Jamila M. H. Mascat is an Assistant Professor of Gender and Postcolonial Studies at the Department of Media and Culture Studies, Utrecht University. Her transdisciplinary research works across the fields of Political Philosophy (German Idealism and Marxism in particular), Postcolonial Studies, Feminist Theories, and Critical Race Theories. Her current research interests focus, on the one hand, on theories of partisanship and political engagement and, on the other hand, on theories of postcolonial justice and postcolonial reparations.
Speaking at the conference
Friday, 23 September, 12pm, Kosovel Hall
Hegel, master of capitalism
Black feminist Audre Lorde famously stated that the ‘master’s tools will never dismantle the master’s house’. This paper suggests that the multifaceted history of the reception of Hegel may be an interesting exception to the rule.

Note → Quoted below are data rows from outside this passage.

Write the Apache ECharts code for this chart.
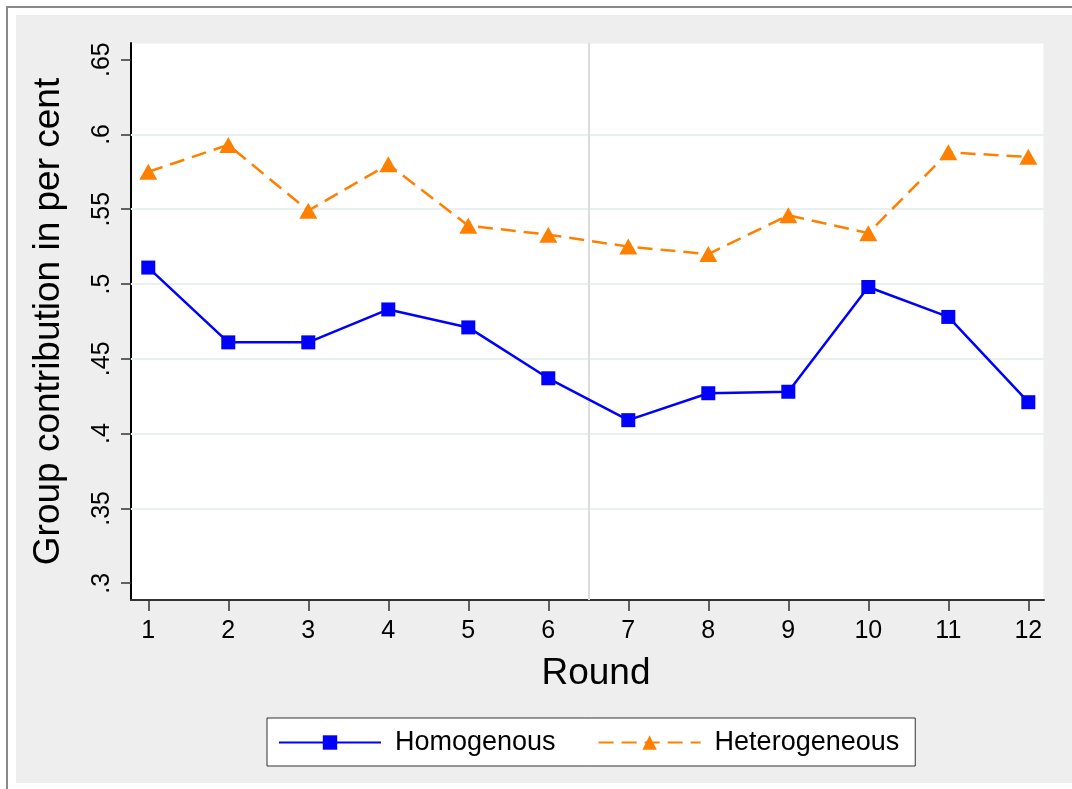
<!DOCTYPE html>
<html>
<head>
<meta charset="utf-8">
<script src="https://cdn.jsdelivr.net/npm/echarts@6.0.0/dist/echarts.min.js"></script>
<style>
  body { margin: 0; background: #fff; }
  #frame { position: absolute; left: 6px; top: 6px; width: 1200px; height: 1200px; border: 2px solid #888; box-sizing: border-box; }
  #bg { position: absolute; left: 16px; top: 15px; width: 1100px; height: 768px; background: #eeeeee; }
  #main { position: absolute; left: 0; top: 0; width: 1072px; height: 789px; }
</style>
</head>
<body>
<div id="frame"></div>
<div id="bg"></div>
<div id="main"></div>
<script>
var rounds = [1, 2, 3, 4, 5, 6, 7, 8, 9, 10, 11, 12];
var homogenous = [0.511, 0.461, 0.461, 0.483, 0.471, 0.437, 0.409, 0.427, 0.428, 0.498, 0.478, 0.421];
var heterogeneous = [0.575, 0.593, 0.549, 0.580, 0.539, 0.533, 0.525, 0.520, 0.546, 0.534, 0.588, 0.585];
var yTicks = [0.3, 0.35, 0.4, 0.45, 0.5, 0.55, 0.6, 0.65];
var xTicks = [1, 2, 3, 4, 5, 6, 7, 8, 9, 10, 11, 12];
var breakRound = 6.5; // vertical separator between round 6 and 7

var font = "'Liberation Sans', Arial, Helvetica, sans-serif";

function pairs(ys) {
    return rounds.map(function (r, i) { return [r, ys[i]]; });
}

var myChart = echarts.init(document.getElementById("main"));
var option = {
    backgroundColor: 'transparent',
    animation: false,
    textStyle: { fontFamily: font },
    grid: {
        left: 131, right: 28, top: 43, bottom: 189,
        show: true,
        backgroundColor: '#fff',
        borderColor: '#e6eef0',
        borderWidth: 1
    },
    xAxis: {
        type: 'value',
        min: 0.784,
        max: 12.196,
        name: 'Round',
        nameLocation: 'middle',
        nameGap: 55,
        nameTextStyle: { fontSize: 37, color: '#000', fontFamily: font, padding: [0, 0, 0, 17] },
        axisLine: { onZero: false, lineStyle: { color: '#333', width: 2 } },
        axisTick: { customValues: xTicks, length: 11, lineStyle: { color: '#333', width: 1.5 } },
        axisLabel: { customValues: xTicks, fontSize: 25, color: '#000', margin: 19, fontFamily: font },
        splitLine: { show: false }
    },
    yAxis: {
        type: 'value',
        min: 0.2888,
        max: 0.6611,
        name: 'Group contribution in per cent',
        nameLocation: 'middle',
        nameGap: 64,
        nameTextStyle: { fontSize: 37, color: '#000', fontFamily: font },
        axisLine: { show: true, lineStyle: { color: '#000', width: 2 } },
        axisTick: { show: true, customValues: yTicks, length: 10, lineStyle: { color: '#333', width: 1.5 } },
        axisLabel: {
            customValues: yTicks,
            rotate: 90,
            fontSize: 25,
            color: '#000',
            margin: 16,
            fontFamily: font,
            formatter: function (v) { return String(+v.toFixed(2)).replace(/^0\./, '.'); }
        },
        splitLine: { show: false }
    },
    legend: {
        left: 267,
        top: 718,
        orient: 'horizontal',
        backgroundColor: '#fff',
        borderColor: '#333',
        borderWidth: 1,
        borderRadius: 0,
        padding: [11, 16, 10, 11],
        itemWidth: 102,
        itemHeight: 18,
        itemGap: 42,
        textStyle: { fontSize: 27, color: '#000', fontFamily: font, padding: [0, 0, 0, 9] },
        data: ['Homogenous', 'Heterogeneous']
    },
    series: [{
        name: 'gridlines',
        type: 'line',
        data: [],
        silent: true,
        markLine: {
            silent: true,
            symbol: 'none',
            label: { show: false },
            lineStyle: { color: '#e8f0f2', width: 2, type: 'solid' },
            data: yTicks.slice(1, -1).map(function (v) { return { yAxis: v }; })
                .concat([{ xAxis: breakRound, lineStyle: { color: '#dcdcdc', width: 2 } }])
        }
    }, {
        name: 'Homogenous',
        type: 'line',
        data: pairs(homogenous),
        symbol: 'rect',
        symbolSize: 14,
        color: '#0000ff',
        lineStyle: { color: '#0000ff', width: 2.5 },
        itemStyle: { color: '#0000ff' },
        z: 5
    }, {
        name: 'Heterogeneous',
        type: 'line',
        data: pairs(heterogeneous),
        symbol: 'triangle',
        symbolSize: [18, 16],
        color: '#ff8000',
        lineStyle: { color: '#ff8000', width: 2.5, type: [15, 8] },
        itemStyle: { color: '#ff8000' },
        z: 5
    }]
};
myChart.setOption(option);
</script>
</body>
</html>
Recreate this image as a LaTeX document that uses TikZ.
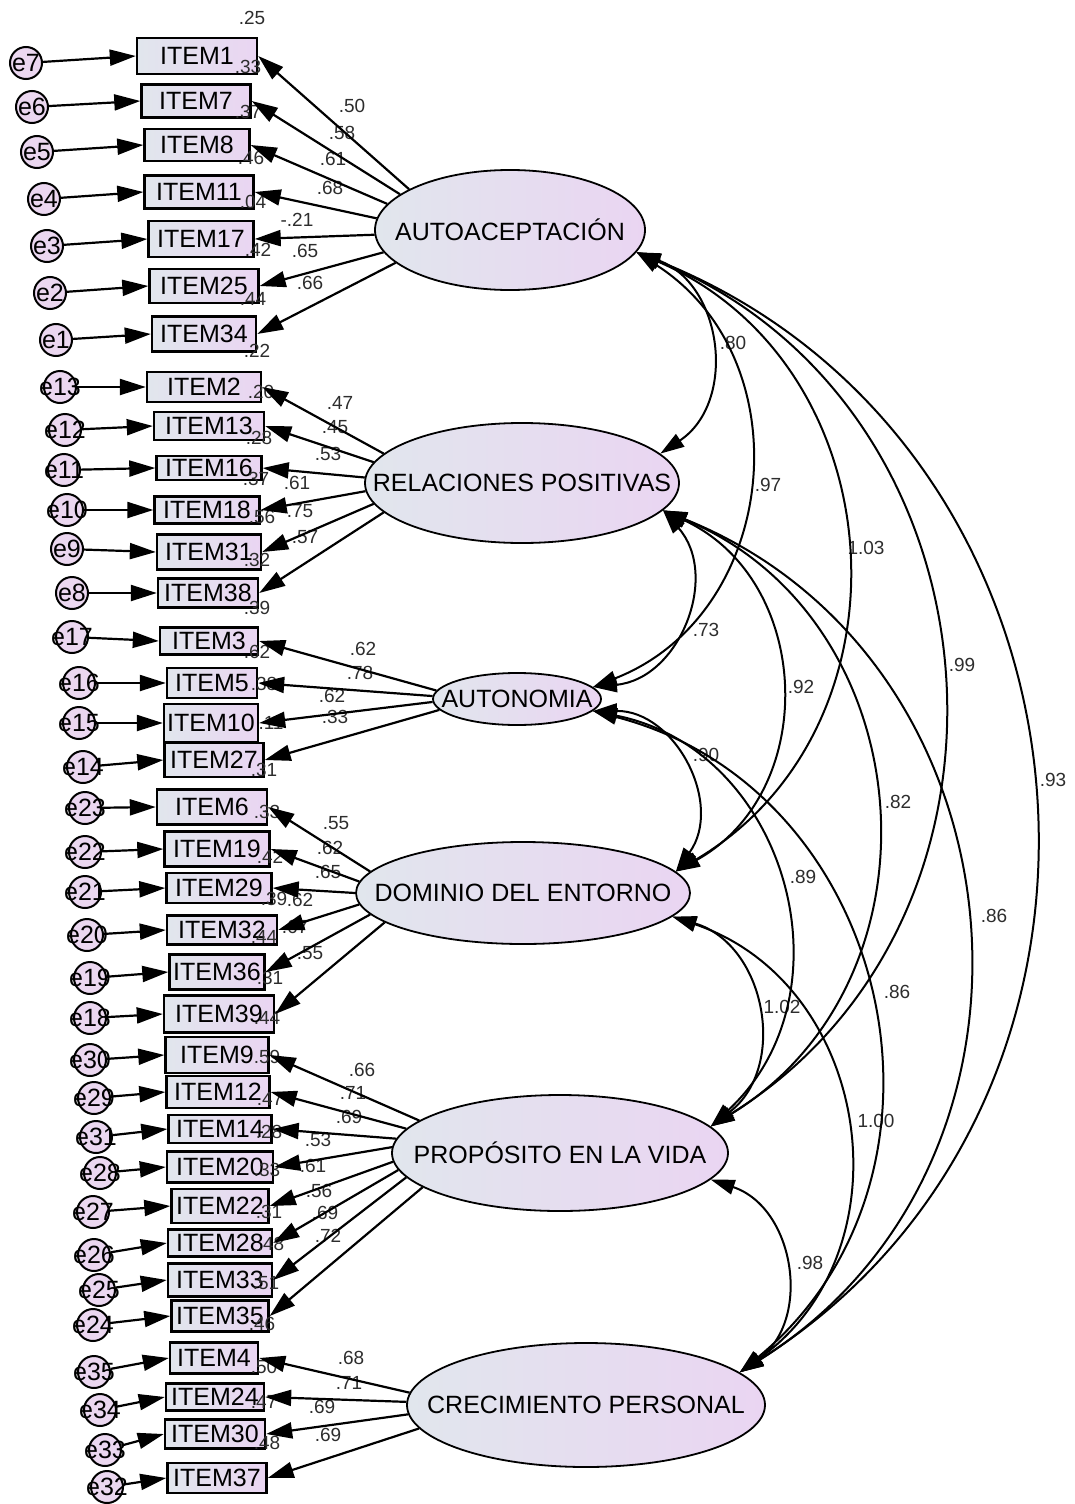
\documentclass[tikz,border=0pt]{standalone}
\usepackage{fontspec}
\setmainfont{Liberation Sans}
\usetikzlibrary{shapes.geometric,arrows.meta}

\definecolor{greyblue}{RGB}{225,230,237}
\definecolor{lilac}{RGB}{234,213,242}
\definecolor{errlilac}{RGB}{235,215,240}
\definecolor{numgrey}{RGB}{45,45,45}

\tikzset{
  obs/.style={draw, line width=1.2pt, left color=greyblue, right color=lilac, inner sep=0pt,
    font=\fontsize{12.5}{14}\selectfont},
  latent/.style={ellipse, draw, line width=0.9pt, left color=greyblue, right color=lilac,
    inner sep=0pt, font=\fontsize{12.5}{14}\selectfont},
  err/.style={circle, draw, line width=1pt, fill=errlilac, inner sep=0pt, minimum size=16pt,
    font=\fontsize{12.5}{14}\selectfont},
  num/.style={text=numgrey, inner sep=0pt, font=\fontsize{9.5}{11}\selectfont},
  reg/.style={line width=1.1pt, -{Triangle[length=13pt,width=8pt]}},
  cov/.style={line width=1pt, {Triangle[length=12pt,width=7.5pt]}-{Triangle[length=12pt,width=7.5pt]},
    bend left=63, looseness=1.17}
}

\begin{document}
\begin{tikzpicture}[x=0.5pt,y=-0.5pt]
    \useasboundingbox (0,0) rectangle (1075,1504);

    % Latent factors
    \foreach \n/\lab/\x/\y/\w/\h in {AUTO/AUTOACEPTACIÓN/510/230/270/120,
        RP/RELACIONES POSITIVAS/522/483/314/120, AUT/AUTONOMIA/517/699/168/52,
        DOM/DOMINIO DEL ENTORNO/523/893/334/102, PROP/PROPÓSITO EN LA VIDA/560/1153/336/116,
        CREC/CRECIMIENTO PERSONAL/586/1405/358/124} {
        \node[latent, minimum width=\w*0.5pt, minimum height=\h*0.5pt] (\n) at (\x,\y) {\makebox[0pt]{\lab}};
    }

    % Observed items
    \foreach \n/\lab/\x/\y/\w/\h in {I1/ITEM1/197/56/120/36, I7/ITEM7/196/101/109/33,
        I8/ITEM8/197/145/105/32, I11/ITEM11/199/192/109/33, I17/ITEM17/201/239/105/36,
        I25/ITEM25/204/286/109/34, I34/ITEM34/204/334/104/35,
        I2/ITEM2/204/387/114/30, I13/ITEM13/209/426/110/28, I16/ITEM16/209/468/105/24,
        I18/ITEM18/207/510/105/27, I31/ITEM31/209/552/104/35, I38/ITEM38/208/593/100/29,
        I3/ITEM3/209/641/98/27, I5/ITEM5/212/683/90/30, I10/ITEM10/211/723/94/38,
        I27/ITEM27/214/760/99/34,
        I6/ITEM6/212/807/110/35, I19/ITEM19/217/849/105/35, I29/ITEM29/219/888/105/30,
        I32/ITEM32/222/930/110/29, I36/ITEM36/217/972/95/35, I39/ITEM39/219/1014/110/37,
        I9/ITEM9/217/1055/103/36, I12/ITEM12/218/1092/103/32, I14/ITEM14/220/1129/103/28,
        I20/ITEM20/220/1167/106/31, I22/ITEM22/220/1206/97/34, I28/ITEM28/220/1243/104/27,
        I33/ITEM33/220/1280/104/33, I35/ITEM35/220/1316/97/31,
        I4/ITEM4/214/1358/88/31, I24/ITEM24/215/1397/98/27, I30/ITEM30/215/1434/100/29,
        I37/ITEM37/217/1478/99/30} {
        \node[obs, minimum width=\w*0.5pt, minimum height=\h*0.5pt] (\n) at (\x,\y) {\lab};
    }

    % Error terms
    \foreach \n/\x/\y in {e7/26/63, e6/32/107, e5/37/152, e4/44/199, e3/47/246, e2/50/293, e1/56/340,
        e13/60/387, e12/65/430, e11/64/470, e10/67/510, e9/67/549, e8/72/593,
        e17/72/637, e16/79/683, e15/79/723, e14/83/767,
        e23/85/808, e22/85/852, e21/85/892, e20/87/935, e19/90/978, e18/90/1018,
        e30/90/1060, e29/94/1098, e31/96/1137, e28/100/1173, e27/93/1212, e26/94/1255,
        e25/99/1290, e24/93/1325,
        e35/94/1372, e34/100/1410, e33/105/1450, e32/107/1487} {
        \node[err] (\n) at (\x,\y) {\makebox[0pt]{\n}};
    }

    % Squared multiple correlations
    \foreach \v/\x/\y [count=\i] in {.25/252/18, .33/248/67, .37/248/112, .46/251/158, .04/253/202,
        .42/258/250, .44/253/299,
        .22/257/351, .20/261/392, .28/259/438, .37/256/479, .56/262/517, .32/257/560,
        .39/257/608, .62/257/652, .38/264/684, .11/271/723,
        .31/264/770, .33/267/812, .42/270/857, .39/274/899, .44/264/937, .31/270/978,
        .44/267/1018, .59/267/1057, .47/270/1099, .28/269/1132, .33/267/1170, .31/269/1212,
        .48/271/1244, .51/266/1283,
        .46/262/1324, .50/264/1367, .47/264/1402, .48/267/1443} {
        \node[num] (r\i) at (\x,\y) {\v};
    }

    % Factor loadings
    \foreach \v/\x/\y [count=\i] in {.50/352/106, .58/342/133, .61/333/159, .68/330/188, -.21/297/220,
        .65/305/251, .66/310/283,
        .47/340/403, .45/335/427, .53/328/454, .61/297/483, .75/300/511, .57/305/537,
        .62/363/649, .78/360/673, .62/332/696, .33/335/717,
        .55/336/823, .62/330/848, .65/328/872, .62/300/900, .67/295/927, .55/310/953,
        .66/362/1070, .71/353/1093, .69/349/1117, .53/318/1140, .61/313/1166, .56/319/1191,
        .69/325/1213, .72/328/1236,
        .68/351/1358, .71/349/1383, .69/322/1407, .69/328/1435} {
        \node[num] (l\i) at (\x,\y) {\v};
    }

    % Correlations between factors
    \foreach \v/\x/\y [count=\i] in {.80/733/343, .97/768/485, 1.03/866/548, .99/962/665,
        .93/1053/780, .73/706/630, .92/801/687, .82/898/802, .86/994/916, .90/706/755,
        .89/803/877, .86/897/992, 1.02/782/1007, 1.00/876/1121, .98/810/1263} {
        \node[num] (c\i) at (\x,\y) {\v};
    }

    % Error arrows
    \foreach \e/\n in {e7/I1, e6/I7, e5/I8, e4/I11, e3/I17, e2/I25, e1/I34,
        e13/I2, e12/I13, e11/I16, e10/I18, e9/I31, e8/I38,
        e17/I3, e16/I5, e15/I10, e14/I27,
        e23/I6, e22/I19, e21/I29, e20/I32, e19/I36, e18/I39,
        e30/I9, e29/I12, e31/I14, e28/I20, e27/I22, e26/I28, e25/I33, e24/I35,
        e35/I4, e34/I24, e33/I30, e32/I37} {
        \draw[reg] (\e) -- (\n.west);
    }

    % Loading arrows
    \foreach \f/\a/\n in {AUTO/158/I1, AUTO/162/I7, AUTO/168/I8, AUTO/175/I11, AUTO/182/I17,
        AUTO/190/I25, AUTO/196/I34,
        RP/168/I2, RP/172/I13, RP/178/I16, RP/183/I18, RP/188/I31, RP/192/I38,
        AUT/174/I3, AUT/178/I5, AUT/182/I10, AUT/188/I27,
        DOM/172/I6, DOM/176/I19, DOM/180/I29, DOM/184/I32, DOM/188/I36, DOM/192/I39,
        PROP/167/I9, PROP/171/I12, PROP/175/I14, PROP/178/I20, PROP/183/I22, PROP/186/I28,
        PROP/189/I33, PROP/194/I35,
        CREC/176/I4, CREC/179/I24, CREC/183/I30, CREC/188/I37} {
        \draw[reg] (\f.\a) -- (\n.east);
    }

    % Covariance arcs
    \foreach \s/\t in {AUTO.-10/RP.12, AUTO.-10/AUT.9, AUTO.-10/DOM.8, AUTO.-10/PROP.10,
        AUTO.-10/CREC.12, RP.-11/AUT.9, RP.-11/DOM.8, RP.-11/PROP.10, RP.-11/CREC.12,
        AUT.-9/DOM.8, AUT.-9/PROP.10, AUT.-9/CREC.12, DOM.-9/PROP.10, DOM.-9/CREC.12,
        PROP.-10/CREC.12} {
        \draw[cov] (\s) to (\t);
    }
\end{tikzpicture}
\end{document}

Even though Hegel’s philosophy can be considered as the sublime intellectual outcome of the expansion of modern European capitalism, Hegel’s mastery of modernity cannot be reduced to the purpose of legitimizing the status quo of the Neuzeit. Instead, as it will be argued, Hegel’s contribution to the critique of capitalist society and its mode of production resides in his ability, paraphrasing Orlando Patterson, to show capitalism with its clothes off. Additionally, the paper will revisit the legacy of Hegel’s philosophy in the anticolonial tradition by focusing specifically on the works of Aimé Césaire to paradigmatically illustrate to what extent the sabotage of the master’s tools may help in dismantling the master’s house.